The Sunday evening gala honored the investor and philanthropist David Rubenstein and Esther Safran Foer, the former longtime CEO of Sixth & I Synagogue and the Capital Jewish Museum’s founding board president. The two were asked, in conversation with Bash, where each traces their love of history.
For Rubenstein, the co-founder of the private equity giant Carlyle, who has supported major American institutions like the National Archives and the Kennedy Center, the answer was a sixth grade teacher who encouraged him to watch President John F. Kennedy’s inaugural address, sparking a lifelong love of American history. He used historical reference points — immigration quotes from 1915 and the doomed voyage of the MS St. Louis, a European ship with Jewish refugees on board that was turned away by the U.S. — to bemoan antisemitism as “at a level I’ve never seen before in my lifetime.”
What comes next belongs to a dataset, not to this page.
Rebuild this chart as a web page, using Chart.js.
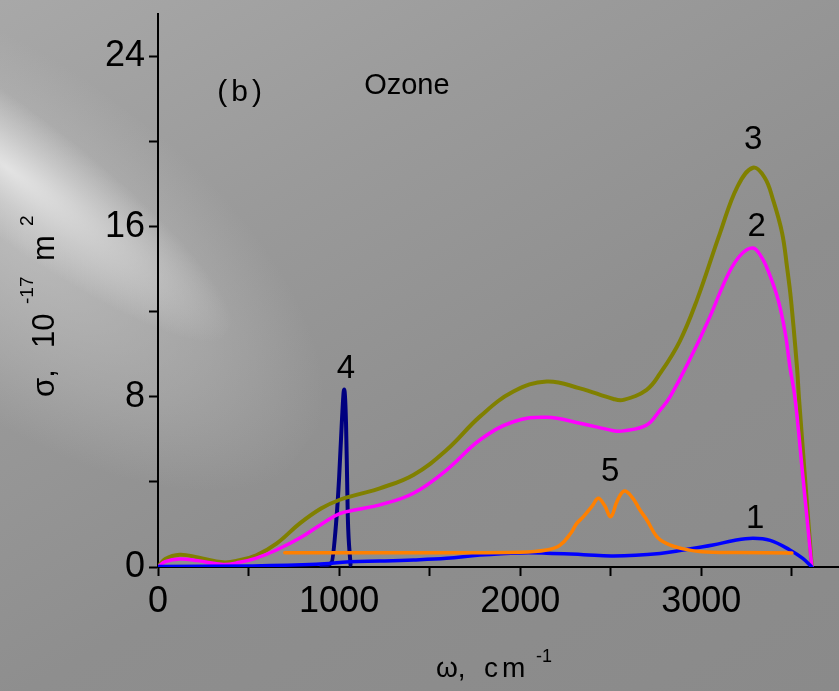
<!DOCTYPE html>
<html>
<head>
<meta charset="utf-8">
<script src="https://cdn.jsdelivr.net/npm/chart.js@4.4.1/dist/chart.umd.min.js"></script>
<style>
  html, body { margin: 0; padding: 0; }
  body {
    width: 839px; height: 691px; overflow: hidden; position: relative;
    background: linear-gradient(150deg, #a8a8a8 0%, #9a9a9a 30%, #8e8e8e 60%, #8a8a8a 100%);
  }
  .glow {
    position: absolute; left: -220px; top: 110px; width: 580px; height: 330px;
    transform: rotate(37deg);
    background: radial-gradient(ellipse at 40% 50%, rgba(205,205,205,0.6) 0%, rgba(200,200,200,0.28) 45%, rgba(200,200,200,0) 72%);
  }
  .streak {
    position: absolute; left: -170px; top: 140px; width: 440px; height: 120px;
    transform: rotate(37deg);
    background: radial-gradient(ellipse at 38% 50%, rgba(232,232,232,0.9) 0%, rgba(220,220,220,0.55) 35%, rgba(210,210,210,0) 72%);
  }
  canvas { position: absolute; left: 0; top: 0; }
</style>
</head>
<body>
<div class="glow"></div>
<div class="streak"></div>
<canvas id="chart" width="839" height="691"></canvas>
<script>
// Ozone cross section, panel (b)
const xTickValues = [0, 500, 1000, 1500, 2000, 2500, 3000, 3500];
const xTicksMajor = [0, 1000, 2000, 3000];
const yTickValues = [0, 4, 8, 12, 16, 20, 24];
const yTicksMajor = [0, 8, 16, 24];

// curve 1 (blue)
const curve1X = [0, 500, 875, 1060, 1225, 1410, 1593, 1777, 2000, 2146, 2350, 2515, 2772, 2900, 3064, 3180, 3285, 3380, 3489, 3560, 3610];
const curve1Y = [0.02, 0.05, 0.13, 0.25, 0.28, 0.33, 0.41, 0.56, 0.66, 0.65, 0.58, 0.52, 0.64, 0.8, 1.03, 1.25, 1.35, 1.25, 0.8, 0.4, 0];

// curve 2 (magenta)
const curve2X = [0, 40, 120, 220, 360, 450, 543, 654, 783, 900, 1000, 1100, 1225, 1410, 1593, 1777, 1962, 2146, 2330, 2515, 2570, 2698, 2772, 2827, 2950, 3047, 3150, 3220, 3285, 3330, 3370, 3424, 3463, 3489, 3517, 3560, 3610];
const curve2Y = [0, 0.25, 0.38, 0.3, 0.12, 0.22, 0.42, 0.8, 1.36, 2.0, 2.5, 2.7, 2.92, 3.47, 4.56, 5.97, 6.83, 7.04, 6.76, 6.41, 6.4, 6.68, 7.38, 8.0, 10.0, 11.76, 13.8, 14.7, 15.0, 14.6, 13.9, 12.56, 11.0, 9.4, 7.95, 4.3, 0];

// curve 3 (olive)
const curve3X = [0, 40, 120, 220, 360, 450, 543, 654, 783, 900, 1000, 1100, 1225, 1410, 1593, 1777, 1962, 2146, 2330, 2515, 2570, 2698, 2772, 2880, 2976, 3103, 3200, 3285, 3350, 3396, 3446, 3473, 3495, 3528, 3539, 3575, 3610];
const curve3Y = [0, 0.38, 0.58, 0.45, 0.22, 0.32, 0.55, 1.1, 2.05, 2.75, 3.15, 3.4, 3.7, 4.33, 5.5, 7.07, 8.25, 8.72, 8.4, 7.9, 7.86, 8.33, 9.1, 10.6, 12.56, 15.7, 17.9, 18.77, 18.3, 17.26, 15.7, 14.1, 12.56, 9.4, 7.95, 3.9, 0];

// curve 4 (navy, narrow peak)
const curve4X = [903, 958, 986, 1000, 1015, 1028, 1038, 1044, 1048, 1063];
const curve4Y = [0.05, 0.2, 2.35, 4.2, 6.8, 8.35, 6.8, 4.2, 2.35, 0.1];

// curve 5 (orange)
const curve5X = [700, 1000, 1500, 2000, 2146, 2220, 2280, 2312, 2349, 2400, 2431, 2465, 2500, 2535, 2575, 2620, 2661, 2700, 2754, 2810, 2900, 3000, 3200, 3500];
const curve5Y = [0.67, 0.67, 0.67, 0.69, 0.8, 1.03, 1.6, 2.05, 2.37, 2.9, 3.23, 2.9, 2.37, 3.1, 3.57, 3.25, 2.68, 2.2, 1.43, 1.1, 0.85, 0.72, 0.68, 0.66];

// curve number labels (baseline position, data units)
const curveLabels = ['1', '2', '3', '4', '5'];
const curveLabelX = [3297, 3306, 3286, 1037, 2496];
const curveLabelY = [1.82, 15.56, 19.64, 8.9, 4.02];

const FONT = '"Liberation Sans", Arial, sans-serif';

function pts(xs, ys) {
  return xs.map((x, i) => ({ x: x, y: ys[i] }));
}

function line(data, color, width, mode) {
  return {
    data: data,
    borderColor: color,
    borderWidth: width,
    pointRadius: 0,
    fill: false,
    tension: 0.4,
    cubicInterpolationMode: mode || 'default',
    borderCapStyle: 'round',
    borderJoinStyle: 'round'
  };
}

const textPlugin = {
  id: 'texts',
  afterDatasetsDraw(chart) {
    const ctx = chart.ctx;
    const xs = chart.scales.x, ys = chart.scales.y;
    ctx.save();
    ctx.fillStyle = '#000';
    ctx.textAlign = 'center';
    ctx.textBaseline = 'alphabetic';
    ctx.font = '33px ' + FONT;
    curveLabels.forEach((t, i) => {
      ctx.fillText(t, xs.getPixelForValue(curveLabelX[i]), ys.getPixelForValue(curveLabelY[i]));
    });

    ctx.font = '30px ' + FONT;
    ctx.letterSpacing = '4px';
    ctx.fillText('(b)', xs.getPixelForValue(451) + 2, ys.getPixelForValue(21.9));
    ctx.letterSpacing = '0px';
    ctx.font = '29px ' + FONT;
    ctx.fillText('Ozone', xs.getPixelForValue(1374), ys.getPixelForValue(22.23));

    // x axis title: ω, cm^-1
    ctx.textAlign = 'left';
    ctx.font = '28px ' + FONT;
    ctx.fillText('\u03c9,', 436, 677);
    ctx.fillText('c', 484, 677);
    ctx.fillText('m', 502, 677);
    ctx.font = '18px ' + FONT;
    ctx.fillText('-1', 536, 662);

    // y axis title: σ, 10^-17 m^2
    ctx.translate(54, 397);
    ctx.rotate(-Math.PI / 2);
    ctx.font = '31px ' + FONT;
    ctx.fillText('\u03c3,', 0, 0);
    ctx.fillText('10', 49, 0);
    ctx.fillText('m', 136, 0);
    ctx.font = '19px ' + FONT;
    ctx.fillText('-17', 93, -21);
    ctx.fillText('2', 171, -21);
    ctx.restore();
  }
};

const axisGrid = { drawOnChartArea: false, drawTicks: true, tickLength: 9, tickWidth: 2, tickColor: '#000' };

new Chart(document.getElementById('chart'), {
  type: 'line',
  data: {
    datasets: [
      line(pts(curve5X, curve5Y), '#ff8000', 3.5),
      line(pts(curve1X, curve1Y), '#0000ff', 3.5),
      line(pts(curve2X, curve2Y), '#ff00ff', 3.5),
      line(pts(curve3X, curve3Y), '#808000', 4),
      line(pts(curve4X, curve4Y), '#000080', 4, 'monotone')
    ]
  },
  options: {
    responsive: false,
    animation: false,
    layout: { padding: { top: 14, right: 0, left: 0, bottom: 0 } },
    plugins: { legend: { display: false }, tooltip: { enabled: false } },
    scales: {
      x: {
        type: 'linear',
        min: 0,
        max: 3760,
        afterBuildTicks(s) { s.ticks = xTickValues.map(v => ({ value: v })); },
        afterFit(s) { s.height = 124; s.paddingLeft = 0; s.paddingRight = 0; },
        border: { color: '#000', width: 2 },
        grid: axisGrid,
        ticks: {
          autoSkip: false,
          maxRotation: 0,
          padding: 4,
          color: '#000',
          font: { family: FONT, size: 36 },
          callback: v => xTicksMajor.includes(v) ? String(v) : ''
        }
      },
      y: {
        min: 0,
        max: 26,
        afterBuildTicks(s) { s.ticks = yTickValues.map(v => ({ value: v })); },
        afterFit(s) { s.width = 158; s.paddingTop = 0; s.paddingBottom = 0; },
        border: { color: '#000', width: 2 },
        grid: axisGrid,
        ticks: {
          autoSkip: false,
          padding: 4,
          color: '#000',
          font: { family: FONT, size: 36 },
          callback: v => yTicksMajor.includes(v) ? String(v) : ''
        }
      }
    }
  },
  plugins: [textPlugin]
});
</script>
</body>
</html>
Foer described a lifelong search for answers about her family’s story in Ukraine, which they fled after the Holocaust. She detailed that quest in her 2020 memoir, I Want You To Know We’re Still Here.
“Pulling together the family history and the context of the history of the times has been kind of a lifelong obsession for me,” said Foer, who was born in Poland in a displaced persons camp soon after World War II ended.
“My background is a Holocaust background, but when I wrote my book and I was working on the title, my working title was, ‘I Want You To Know We’re Still Here,’ and it ultimately became a title, because that’s our story. The Holocaust happened at a terrible time, a terrible place, but there’s a vibrant Jewish life here, in other countries. We need to celebrate that, and a museum is a way to celebrate that, to keep telling the stories.”